TASK REQUIREMENTS
The records below hold a stretch from the line with "Give me the matplotlib source for this chart." through the line with "ax.set_ylim(0.7, 71.8)"; return exactly those lines, ends included, and nothing more.

TASK MATERIAL
---

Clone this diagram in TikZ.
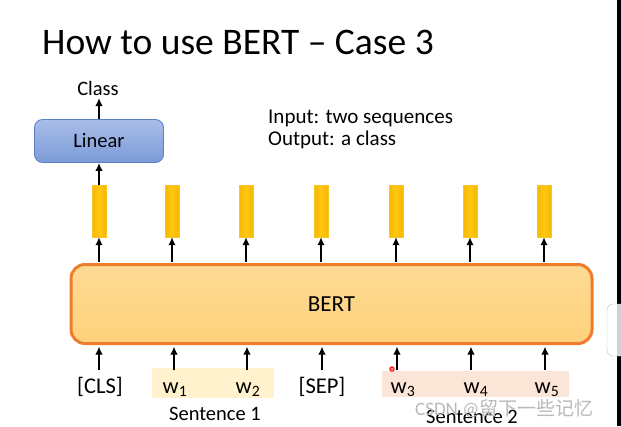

---

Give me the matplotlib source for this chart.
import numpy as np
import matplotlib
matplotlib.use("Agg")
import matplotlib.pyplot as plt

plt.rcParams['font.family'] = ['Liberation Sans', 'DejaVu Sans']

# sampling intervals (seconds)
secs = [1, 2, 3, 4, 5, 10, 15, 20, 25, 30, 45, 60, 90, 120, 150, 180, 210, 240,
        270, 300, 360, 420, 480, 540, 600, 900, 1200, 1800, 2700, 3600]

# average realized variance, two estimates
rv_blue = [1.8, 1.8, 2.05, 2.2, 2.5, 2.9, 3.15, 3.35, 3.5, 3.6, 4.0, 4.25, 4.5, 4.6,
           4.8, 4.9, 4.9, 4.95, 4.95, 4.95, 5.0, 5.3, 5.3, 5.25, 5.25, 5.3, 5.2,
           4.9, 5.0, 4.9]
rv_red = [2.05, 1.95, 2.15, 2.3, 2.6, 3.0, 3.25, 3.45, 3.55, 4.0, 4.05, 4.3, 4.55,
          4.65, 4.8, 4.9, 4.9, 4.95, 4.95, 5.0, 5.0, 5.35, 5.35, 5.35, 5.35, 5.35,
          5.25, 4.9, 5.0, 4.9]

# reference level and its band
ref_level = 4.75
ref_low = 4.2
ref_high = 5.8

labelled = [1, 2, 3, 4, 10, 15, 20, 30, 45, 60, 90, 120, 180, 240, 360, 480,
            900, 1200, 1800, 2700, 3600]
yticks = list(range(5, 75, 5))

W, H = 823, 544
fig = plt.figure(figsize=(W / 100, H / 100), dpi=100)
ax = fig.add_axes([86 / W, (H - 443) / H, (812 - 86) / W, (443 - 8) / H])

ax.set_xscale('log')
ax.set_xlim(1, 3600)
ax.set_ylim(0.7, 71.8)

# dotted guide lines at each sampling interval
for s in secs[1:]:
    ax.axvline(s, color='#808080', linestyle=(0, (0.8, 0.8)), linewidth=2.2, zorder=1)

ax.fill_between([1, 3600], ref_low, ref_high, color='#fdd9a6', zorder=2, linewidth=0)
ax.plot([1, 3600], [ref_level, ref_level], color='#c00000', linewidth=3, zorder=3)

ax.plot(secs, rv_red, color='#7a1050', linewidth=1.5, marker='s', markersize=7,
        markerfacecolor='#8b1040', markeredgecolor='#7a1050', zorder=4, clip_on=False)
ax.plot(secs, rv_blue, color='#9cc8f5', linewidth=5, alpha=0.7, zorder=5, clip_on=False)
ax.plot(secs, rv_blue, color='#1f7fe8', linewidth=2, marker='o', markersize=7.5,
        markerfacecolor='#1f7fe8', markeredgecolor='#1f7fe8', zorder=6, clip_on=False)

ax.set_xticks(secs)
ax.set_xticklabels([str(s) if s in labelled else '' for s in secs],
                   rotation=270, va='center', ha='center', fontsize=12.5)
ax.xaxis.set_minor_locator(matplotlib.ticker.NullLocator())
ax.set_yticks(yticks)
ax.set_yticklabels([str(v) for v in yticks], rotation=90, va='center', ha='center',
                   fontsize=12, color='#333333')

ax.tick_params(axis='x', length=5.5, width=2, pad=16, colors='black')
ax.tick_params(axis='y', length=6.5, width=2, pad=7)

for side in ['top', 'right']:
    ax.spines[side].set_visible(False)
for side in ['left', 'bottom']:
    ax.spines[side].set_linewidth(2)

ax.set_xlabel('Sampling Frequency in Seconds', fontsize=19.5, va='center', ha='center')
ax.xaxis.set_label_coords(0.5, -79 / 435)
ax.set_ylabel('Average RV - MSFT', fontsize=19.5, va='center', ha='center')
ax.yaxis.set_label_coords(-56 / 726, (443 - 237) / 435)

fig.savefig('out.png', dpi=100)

---

SOLVED EXERCISE
Give me the matplotlib source for this chart.
import numpy as np
import matplotlib
matplotlib.use("Agg")
import matplotlib.pyplot as plt

plt.rcParams['font.family'] = ['Liberation Sans', 'DejaVu Sans']

# sampling intervals (seconds)
secs = [1, 2, 3, 4, 5, 10, 15, 20, 25, 30, 45, 60, 90, 120, 150, 180, 210, 240,
        270, 300, 360, 420, 480, 540, 600, 900, 1200, 1800, 2700, 3600]

# average realized variance, two estimates
rv_blue = [1.8, 1.8, 2.05, 2.2, 2.5, 2.9, 3.15, 3.35, 3.5, 3.6, 4.0, 4.25, 4.5, 4.6,
           4.8, 4.9, 4.9, 4.95, 4.95, 4.95, 5.0, 5.3, 5.3, 5.25, 5.25, 5.3, 5.2,
           4.9, 5.0, 4.9]
rv_red = [2.05, 1.95, 2.15, 2.3, 2.6, 3.0, 3.25, 3.45, 3.55, 4.0, 4.05, 4.3, 4.55,
          4.65, 4.8, 4.9, 4.9, 4.95, 4.95, 5.0, 5.0, 5.35, 5.35, 5.35, 5.35, 5.35,
          5.25, 4.9, 5.0, 4.9]

# reference level and its band
ref_level = 4.75
ref_low = 4.2
ref_high = 5.8

labelled = [1, 2, 3, 4, 10, 15, 20, 30, 45, 60, 90, 120, 180, 240, 360, 480,
            900, 1200, 1800, 2700, 3600]
yticks = list(range(5, 75, 5))

W, H = 823, 544
fig = plt.figure(figsize=(W / 100, H / 100), dpi=100)
ax = fig.add_axes([86 / W, (H - 443) / H, (812 - 86) / W, (443 - 8) / H])

ax.set_xscale('log')
ax.set_xlim(1, 3600)
ax.set_ylim(0.7, 71.8)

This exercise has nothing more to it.